» **Exercise instructions**:
Read the lines that follow and pick out every one containing the word "this".

-------- Task inputs --------

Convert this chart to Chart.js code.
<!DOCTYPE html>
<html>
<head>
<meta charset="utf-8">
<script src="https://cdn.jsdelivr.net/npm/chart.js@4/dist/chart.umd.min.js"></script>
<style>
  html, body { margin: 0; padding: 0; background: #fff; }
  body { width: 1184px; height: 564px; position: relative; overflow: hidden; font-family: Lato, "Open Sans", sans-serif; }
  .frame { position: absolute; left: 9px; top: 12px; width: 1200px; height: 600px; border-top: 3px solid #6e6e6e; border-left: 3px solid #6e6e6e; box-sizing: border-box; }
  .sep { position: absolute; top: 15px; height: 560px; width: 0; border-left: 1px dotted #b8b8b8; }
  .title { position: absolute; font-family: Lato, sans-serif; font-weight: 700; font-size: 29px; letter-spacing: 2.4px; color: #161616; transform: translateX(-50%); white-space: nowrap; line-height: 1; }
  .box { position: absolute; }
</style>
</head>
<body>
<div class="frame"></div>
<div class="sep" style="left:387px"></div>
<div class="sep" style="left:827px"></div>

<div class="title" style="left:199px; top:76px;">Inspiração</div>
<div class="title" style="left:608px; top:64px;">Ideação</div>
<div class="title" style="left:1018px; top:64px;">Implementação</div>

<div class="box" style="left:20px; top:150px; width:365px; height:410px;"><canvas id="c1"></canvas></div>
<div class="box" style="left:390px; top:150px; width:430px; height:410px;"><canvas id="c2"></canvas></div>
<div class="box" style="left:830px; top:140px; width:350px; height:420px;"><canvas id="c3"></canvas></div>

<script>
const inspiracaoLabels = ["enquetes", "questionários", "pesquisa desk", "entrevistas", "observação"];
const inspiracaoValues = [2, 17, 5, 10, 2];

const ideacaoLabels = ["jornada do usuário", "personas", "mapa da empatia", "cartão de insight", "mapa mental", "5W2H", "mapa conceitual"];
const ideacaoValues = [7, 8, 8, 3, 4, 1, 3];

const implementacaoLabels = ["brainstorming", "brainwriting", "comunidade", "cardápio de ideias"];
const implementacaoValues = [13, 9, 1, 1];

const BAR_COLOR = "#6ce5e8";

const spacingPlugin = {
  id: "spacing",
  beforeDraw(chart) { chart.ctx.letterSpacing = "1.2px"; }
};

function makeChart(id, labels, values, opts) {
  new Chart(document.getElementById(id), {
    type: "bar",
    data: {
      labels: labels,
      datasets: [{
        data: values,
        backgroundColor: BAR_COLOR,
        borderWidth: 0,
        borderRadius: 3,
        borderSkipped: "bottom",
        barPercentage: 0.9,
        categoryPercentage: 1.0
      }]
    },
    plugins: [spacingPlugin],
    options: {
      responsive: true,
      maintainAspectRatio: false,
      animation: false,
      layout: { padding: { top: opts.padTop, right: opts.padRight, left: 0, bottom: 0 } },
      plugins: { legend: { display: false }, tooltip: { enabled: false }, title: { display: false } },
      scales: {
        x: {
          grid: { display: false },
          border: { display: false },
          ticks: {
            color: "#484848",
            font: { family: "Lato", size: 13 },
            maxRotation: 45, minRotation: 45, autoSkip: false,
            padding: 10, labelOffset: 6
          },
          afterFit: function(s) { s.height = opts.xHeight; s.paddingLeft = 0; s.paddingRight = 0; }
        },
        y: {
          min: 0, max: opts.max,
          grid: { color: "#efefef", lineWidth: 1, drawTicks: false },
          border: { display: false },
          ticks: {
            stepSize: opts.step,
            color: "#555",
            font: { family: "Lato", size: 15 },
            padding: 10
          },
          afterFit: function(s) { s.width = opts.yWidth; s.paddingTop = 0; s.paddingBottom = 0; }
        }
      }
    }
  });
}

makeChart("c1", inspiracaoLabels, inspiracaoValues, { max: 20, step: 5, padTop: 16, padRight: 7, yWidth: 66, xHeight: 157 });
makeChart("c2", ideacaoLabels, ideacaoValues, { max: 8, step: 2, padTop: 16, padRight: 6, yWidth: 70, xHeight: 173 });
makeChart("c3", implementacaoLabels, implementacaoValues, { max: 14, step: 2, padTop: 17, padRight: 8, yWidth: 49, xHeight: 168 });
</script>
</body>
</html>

--------
-------- Task inputs --------

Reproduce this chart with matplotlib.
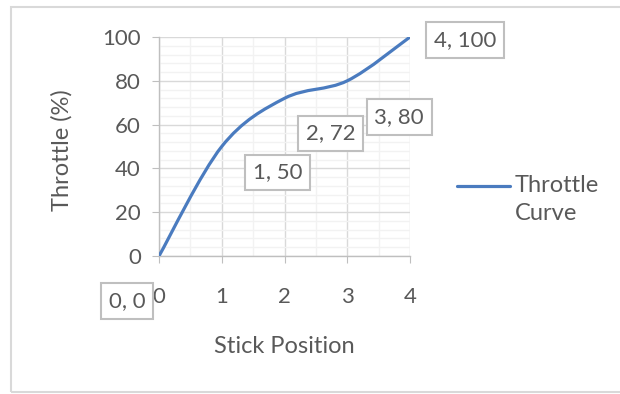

--------

» **Expected answer**:
Convert this chart to Chart.js code.
Reproduce this chart with matplotlib.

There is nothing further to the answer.